Querido Jorge de Burgos (¿el monje de "Il nome de la rosa" no eres, no?),

¡Ya has llegado a tus 2.000 posts casi sin que nos diéramos cuenta!

Quiero agradecerte tus enormes deseos de hacernos partícipes de tus vastos conocimientos de toda una vida de estudio, junto con tu afán de ayudar a los demás. 

Besos y abrazos,

Eva Maria


----------



## romarsan

FELIZ POSTIVERSARIO JORGE​ 
Un placer encontrarte por los hilos del WR
Me encanta tu estilo y espero poder seguir disfutando de tus tropicientos miles futuros.
Un beso
Rosalía​


----------



## Fernita

*Jorge: gracias por tus 2000 aportes!!!! Y por la paciencia que tienes que no es poca cosa, siempre amable y dispuesto.*​ 
*Como ya te dije por otra vía, *
*es un placer contar contigo.*​ 
*¡Muchas gracias!*​ 
*Fernita.*

*CONGRATS!!!!!!!!!!!!!!!!!!!!!!!!!!!!!!!!!!!!!!!!!!!!!!!!!!!*​


----------



## alacant

Hola Jorge,

2,000!!! Siempre, siempre, siempre es un placer coincidir contigo.

Felicidades, 

Alacant


----------



## Tampiqueña

Jorge:
Te felicito de nuevo, ahora públicamente. Reitero mi admiración y respeto por la enormidad de tus conocimientos y lo oportuno de tus respuestas (que más de una vez me han sacado de apuros).
Y aunque a veces te solidarices con Jaén en el Club de Tobi, mis sentimientos permanecerán intactos.
¡No puedo esperar a leer tus siguientes 2,000 aportaciones!
¡Felicidades muchacho serio!

Un abrazo
Beatriz/Tampi...


----------



## Eugin

Estimado Jorge, 
 
¡Felicitaciones por otro milestone en tan poco tiempo!!! 
Aprendo mucho contigo y es todo un honor tenerte entre nosotros. 
 
¡Gracias por compartir toda tu sapiencia con nosotros!!! 
 
¡Un abrazo!


----------



## Cristina Moreno

*¡Felicitaciones Jorge para tus 2000 posts! *

*Que placer es leerte, y que valiosa es la ayuda que nos das...*

*Un cordial saludo,*
*Cristina*


----------



## Cubanboy

Muchas felicidades para este excelente forero que en tan poco tiempo ha llegado a los 2000 posts. Como le dije al SDLX Master estoy mejorando esta PC poniéndole un módulo DDR-3 (no ha salido al mercado todavía) y 100 Terahertz para ver si logro pasarte por el lado y coger más velocidad porque, mi socio, tú 'desenfundas' más rápido que Billy the Kid.

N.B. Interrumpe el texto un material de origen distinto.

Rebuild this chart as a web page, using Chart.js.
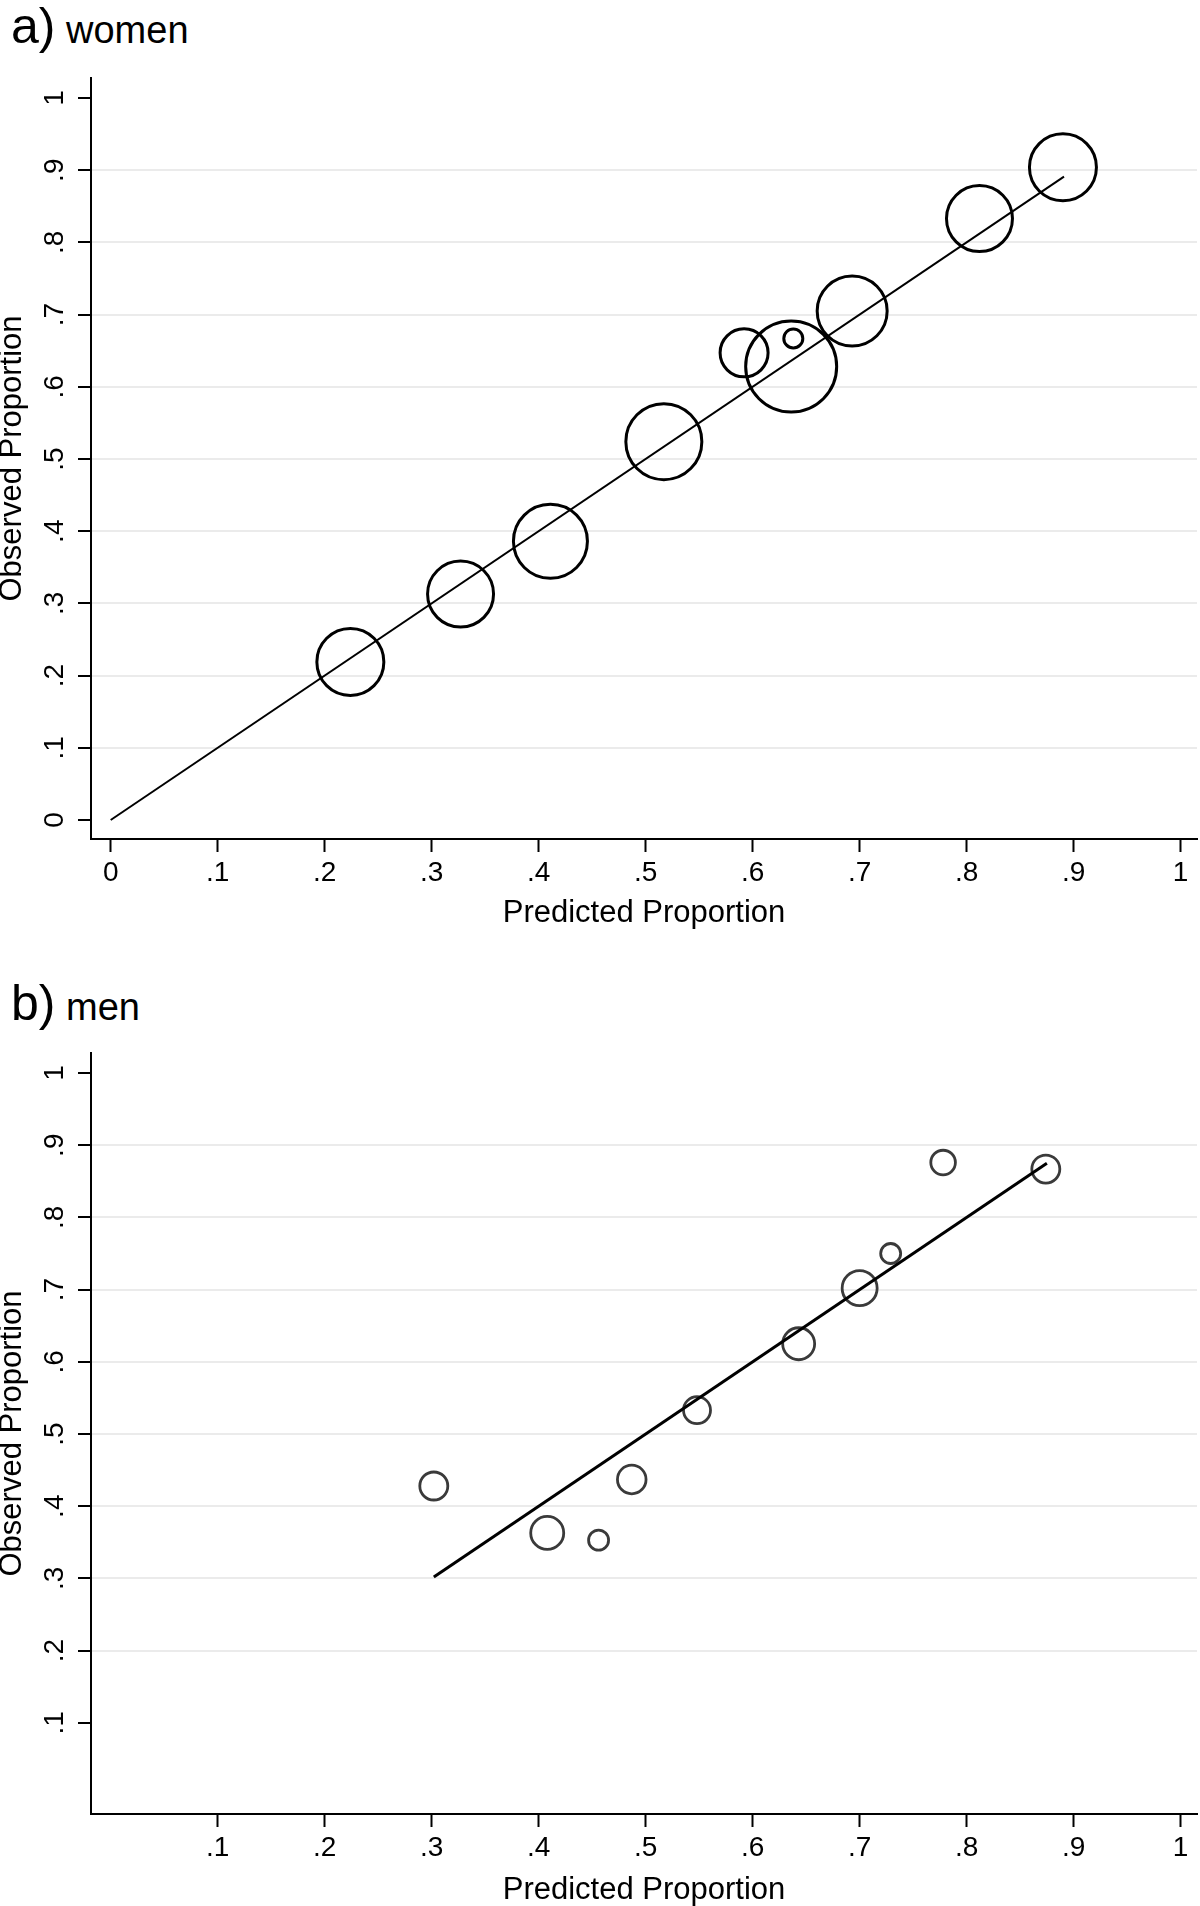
<!DOCTYPE html>
<html>
<head>
<meta charset="utf-8">
<script src="https://cdn.jsdelivr.net/npm/chart.js@4.4.1/dist/chart.umd.min.js"></script>
<style>
  html, body { margin: 0; padding: 0; background: #fff; }
  body { position: relative; width: 1200px; height: 1906px; overflow: hidden; }
  canvas { position: absolute; left: 0; }
  .panel-title {
    position: absolute; left: 11px;
    font-family: "Liberation Sans", Arial, sans-serif;
    font-size: 50px; line-height: 1; color: #000; white-space: nowrap;
  }
  .panel-title span { font-size: 38px; }
</style>
</head>
<body>
<div class="panel-title" style="top:1px">a)<span> women</span></div>
<canvas id="women" width="1200" height="950" style="top:0"></canvas>
<div class="panel-title" style="top:978px">b)<span> men</span></div>
<canvas id="men" width="1200" height="956" style="top:950px"></canvas>
<script>
// a) women: predicted vs observed proportion, bubble size = group weight
const womenPred = [0.224, 0.327, 0.411, 0.517, 0.592, 0.636, 0.638, 0.693, 0.812, 0.890];
const womenObs  = [0.219, 0.313, 0.386, 0.524, 0.647, 0.628, 0.667, 0.705, 0.833, 0.904];
const womenSize = [33.5, 33, 37, 38, 24, 45.5, 9.5, 35, 33, 33.5];
const womenLine = [0, 0.891];

// b) men
const menPred = [0.302, 0.408, 0.456, 0.487, 0.548, 0.643, 0.700, 0.729, 0.778, 0.874];
const menObs  = [0.428, 0.363, 0.353, 0.437, 0.533, 0.625, 0.702, 0.750, 0.876, 0.867];
const menSize = [14, 16.5, 10, 14.3, 13.5, 16, 17.5, 10, 12.3, 14];
const menLine = [0.302, 0.875];

const womenTicks = [0, 0.1, 0.2, 0.3, 0.4, 0.5, 0.6, 0.7, 0.8, 0.9, 1];
const womenGrid  = [0.1, 0.2, 0.3, 0.4, 0.5, 0.6, 0.7, 0.8, 0.9];
const menTicks   = [0.1, 0.2, 0.3, 0.4, 0.5, 0.6, 0.7, 0.8, 0.9, 1];
const menGrid    = [0.2, 0.3, 0.4, 0.5, 0.6, 0.7, 0.8, 0.9];

const FONT = "'Liberation Sans', Arial, sans-serif";

function fmt(v) {
  if (v === 0) return "0";
  if (v === 1) return "1";
  return v.toFixed(1).replace(/^0/, "");
}

function setTicks(values) {
  return (scale) => { scale.ticks = values.map((v) => ({ value: v })); };
}

function drawPanel(canvas, p) {
  const bubbles = p.pred.map((x, i) => ({ x, y: p.obs[i], r: p.size[i] }));
  const line = p.line.map((v) => ({ x: v, y: v }));

  return new Chart(canvas, {
    type: "bubble",
    data: {
      datasets: [
        {
          type: "line",
          data: line,
          borderColor: "#000",
          borderWidth: p.lineWidth,
          pointRadius: 0,
          fill: false,
          clip: false,
        },
        {
          data: bubbles,
          backgroundColor: "rgba(0,0,0,0)",
          borderColor: p.circleColor,
          borderWidth: p.circleWidth,
          clip: false,
        },
      ],
    },
    options: {
      responsive: false,
      animation: false,
      events: [],
      layout: { autoPadding: false, padding: { top: p.top, right: 3, left: 0, bottom: 0 } },
      plugins: { legend: { display: false }, tooltip: { enabled: false } },
      scales: {
        x: {
          type: "linear",
          bounds: "data",
          min: -0.0184,
          max: 1.0153,
          afterBuildTicks: setTicks(p.ticks),
          afterFit: (s) => { s.height = p.xHeight; },
          grid: { drawOnChartArea: false, tickColor: "#000", tickWidth: 2, tickLength: 13 },
          border: { color: "#000", width: 2 },
          ticks: {
            autoSkip: false, maxRotation: 0, padding: 4, color: "#000",
            font: { family: FONT, size: 28 },
            callback: (v) => fmt(v),
          },
          title: {
            display: true, text: "Predicted Proportion", color: "#000",
            font: { family: FONT, size: 31, lineHeight: 1 },
            padding: { top: 0, bottom: p.xTitlePad },
          },
        },
        y: {
          type: "linear",
          bounds: "data",
          min: -0.0263,
          max: 1.0277,
          afterBuildTicks: setTicks(p.ticks),
          afterFit: (s) => { s.width = 91; },
          grid: {
            color: (c) => (c.tick && p.grid.includes(c.tick.value) ? "#ebebeb" : "rgba(0,0,0,0)"),
            lineWidth: 2,
            tickColor: "#000",
            tickWidth: 2,
            tickLength: 13,
          },
          border: { color: "#000", width: 2 },
          ticks: {
            autoSkip: false, minRotation: 90, maxRotation: 90, crossAlign: "center",
            padding: 11, color: "#000",
            font: { family: FONT, size: 28 },
            callback: (v) => fmt(v),
          },
          title: {
            display: true, text: "Observed Proportion", color: "#000",
            font: { family: FONT, size: 31, lineHeight: 0.8 },
            padding: 0,
          },
        },
      },
    },
  });
}

drawPanel(document.getElementById("women"), {
  pred: womenPred, obs: womenObs, size: womenSize, line: womenLine,
  ticks: womenTicks, grid: womenGrid,
  top: 78, xHeight: 111, xTitlePad: 21,
  circleColor: "#000", circleWidth: 3, lineWidth: 2,
});

drawPanel(document.getElementById("men"), {
  pred: menPred, obs: menObs, size: menSize, line: menLine,
  ticks: menTicks, grid: menGrid,
  top: 103, xHeight: 92, xTitlePad: 0,
  circleColor: "#3a3a3a", circleWidth: 2.8, lineWidth: 3,
});
</script>
</body>
</html>
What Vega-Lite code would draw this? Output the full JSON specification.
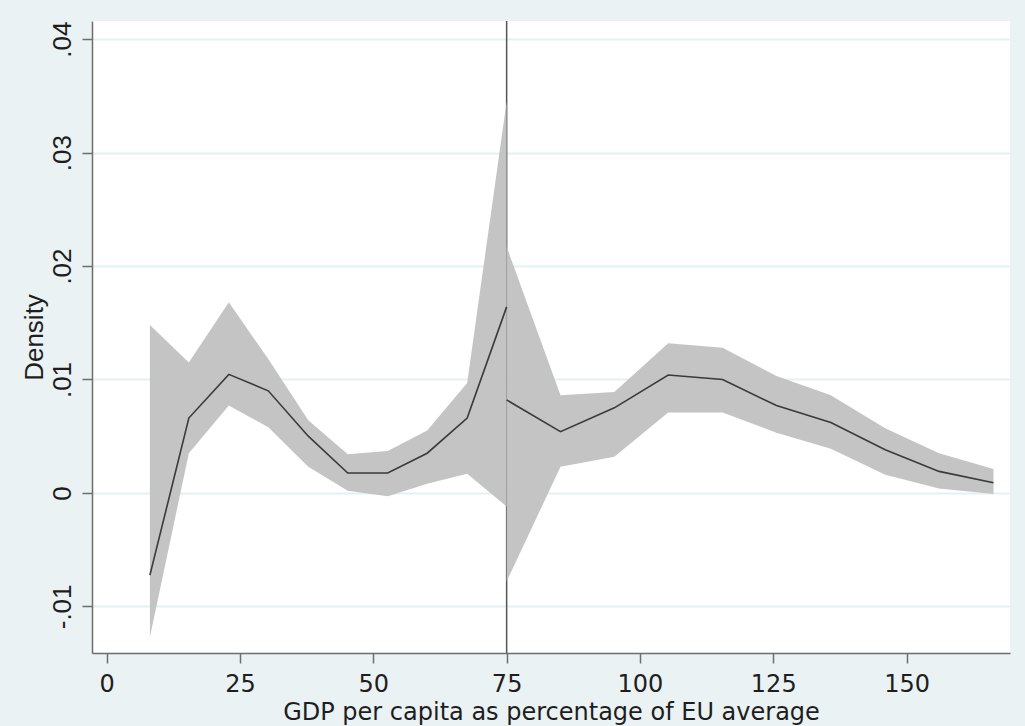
{
  "$schema": "https://vega.github.io/schema/vega-lite/v6.json",
  "width": 918,
  "height": 632,
  "autosize": {"type": "none"},
  "padding": {"left": 92, "top": 21, "right": 15, "bottom": 73},
  "background": "#eaf2f3",
  "config": {
    "view": {"fill": "white", "stroke": null},
    "font": "DejaVu Sans"
  },
  "datasets": {
    "est": [
      {"seg": "left", "x": 8.1, "y": -0.00725, "lo": -0.0127, "hi": 0.0148},
      {"seg": "left", "x": 15.4, "y": 0.0066, "lo": 0.0035, "hi": 0.0115},
      {"seg": "left", "x": 22.9, "y": 0.01045, "lo": 0.0077, "hi": 0.0168},
      {"seg": "left", "x": 30.3, "y": 0.009, "lo": 0.0058, "hi": 0.0118},
      {"seg": "left", "x": 37.8, "y": 0.005, "lo": 0.0023, "hi": 0.0064},
      {"seg": "left", "x": 45.2, "y": 0.00176, "lo": 0.0002, "hi": 0.0034},
      {"seg": "left", "x": 52.7, "y": 0.00176, "lo": -0.0003, "hi": 0.0037},
      {"seg": "left", "x": 60.1, "y": 0.0035, "lo": 0.0008, "hi": 0.0055},
      {"seg": "left", "x": 67.6, "y": 0.0066, "lo": 0.0017, "hi": 0.0097},
      {"seg": "left", "x": 75, "y": 0.0164, "lo": -0.0012, "hi": 0.0345},
      {"seg": "right", "x": 75, "y": 0.0082, "lo": -0.0078, "hi": 0.0217},
      {"seg": "right", "x": 85.1, "y": 0.0054, "lo": 0.0023, "hi": 0.0086},
      {"seg": "right", "x": 95.2, "y": 0.0075, "lo": 0.0032, "hi": 0.0089},
      {"seg": "right", "x": 105.3, "y": 0.0104, "lo": 0.0071, "hi": 0.0132},
      {"seg": "right", "x": 115.5, "y": 0.01, "lo": 0.0071, "hi": 0.0128},
      {"seg": "right", "x": 125.6, "y": 0.0077, "lo": 0.0053, "hi": 0.0103},
      {"seg": "right", "x": 135.8, "y": 0.0062, "lo": 0.0039, "hi": 0.0086},
      {"seg": "right", "x": 146, "y": 0.0038, "lo": 0.0016, "hi": 0.0057},
      {"seg": "right", "x": 156.1, "y": 0.0019, "lo": 0.0004, "hi": 0.0035},
      {"seg": "right", "x": 166.3, "y": 0.0009, "lo": -0.0001, "hi": 0.0021}
    ],
    "cut": [{"x": 75}]
  },
  "layer": [
    {
      "data": {"name": "cut"},
      "mark": {"type": "rule", "color": "#555555", "strokeWidth": 1.5},
      "encoding": {
        "x": {
          "field": "x", "type": "quantitative",
          "scale": {"domain": [-2.76, 169.4], "nice": false, "zero": false},
          "axis": {
            "title": "GDP per capita as percentage of EU average",
            "values": [0, 25, 50, 75, 100, 125, 150],
            "grid": false,
            "domainColor": "#6e6e6e", "domainWidth": 1.5,
            "tickColor": "#6e6e6e", "tickWidth": 1.5, "tickSize": 10,
            "labelFont": "DejaVu Sans", "labelFontSize": 24, "labelColor": "#1e1e1e",
            "labelBaseline": "alphabetic", "labelPadding": 28, "labelFlush": false,
            "titleFont": "DejaVu Sans", "titleFontSize": 24, "titleFontWeight": "normal", "titleColor": "#1e1e1e",
            "titleBaseline": "alphabetic", "titleX": 459, "titleY": 66, "titleAnchor": "middle"
          }
        }
      }
    },
    {
      "data": {"name": "est"},
      "mark": {"type": "area", "color": "#bfbfbf", "opacity": 0.93},
      "encoding": {
        "x": {"field": "x", "type": "quantitative"},
        "y": {
          "field": "lo", "type": "quantitative",
          "scale": {"domain": [-0.01411, 0.0416], "nice": false, "zero": false},
          "axis": {
            "title": "Density",
            "values": [-0.01, 0, 0.01, 0.02, 0.03, 0.04],
            "labelExpr": "datum.value == 0 ? '0' : (datum.value < 0 ? '-' : '') + replace(format(abs(datum.value), '.2f'), '0.', '.')",
            "grid": true, "gridColor": "#e6eff1", "gridWidth": 2,
            "domainColor": "#6e6e6e", "domainWidth": 1.5,
            "tickColor": "#6e6e6e", "tickWidth": 1.5, "tickSize": 10,
            "labelAngle": 270, "labelAlign": "center", "labelBaseline": "alphabetic",
            "labelPadding": 12,
            "labelFont": "Liberation Sans", "labelFontSize": 26, "labelColor": "#1e1e1e",
            "titleFont": "Liberation Sans", "titleFontSize": 26, "titleFontWeight": "normal", "titleColor": "#1e1e1e",
            "titleAngle": 270, "titleBaseline": "alphabetic", "titleAlign": "center",
            "titleX": -50, "titleY": 316
          }
        },
        "y2": {"field": "hi"},
        "detail": {"field": "seg"}
      }
    },
    {
      "data": {"name": "est"},
      "mark": {"type": "line", "color": "#3a3a3a", "strokeWidth": 1.6},
      "encoding": {
        "x": {"field": "x", "type": "quantitative"},
        "y": {"field": "y", "type": "quantitative"},
        "detail": {"field": "seg"}
      }
    }
  ]
}
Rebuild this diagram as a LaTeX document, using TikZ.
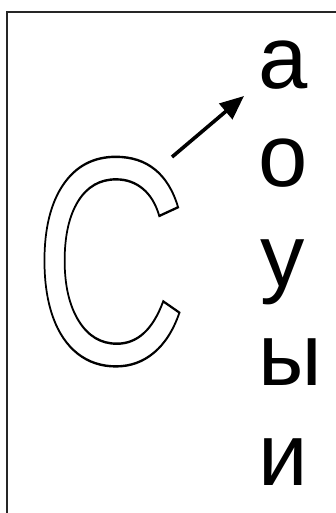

Saludos cordiales y sigue con nosotros. Siempre será un placer entrar contigo en la contienda.
CB.


----------



## silvia fernanda

Muchas felicidadesss Jorge!!!!!!!!!!!!!!

Silvia


----------



## frida-nc

*Jorge*, he admirado tus posts desde lejos y desde cerca...
Que sigas con nosotros, tus contribuciones ofrecen muchas oportunidades de meditar sobre los misterios de nuestras lenguas.

Felicitaciones.


----------



## UVA-Q

Wow!!!! Cómo es que me he perdido tanto!!!??? Gracias Jorge, me has sacado de muchos apuros!!!! Felices 2,000!!!!

Saludos


----------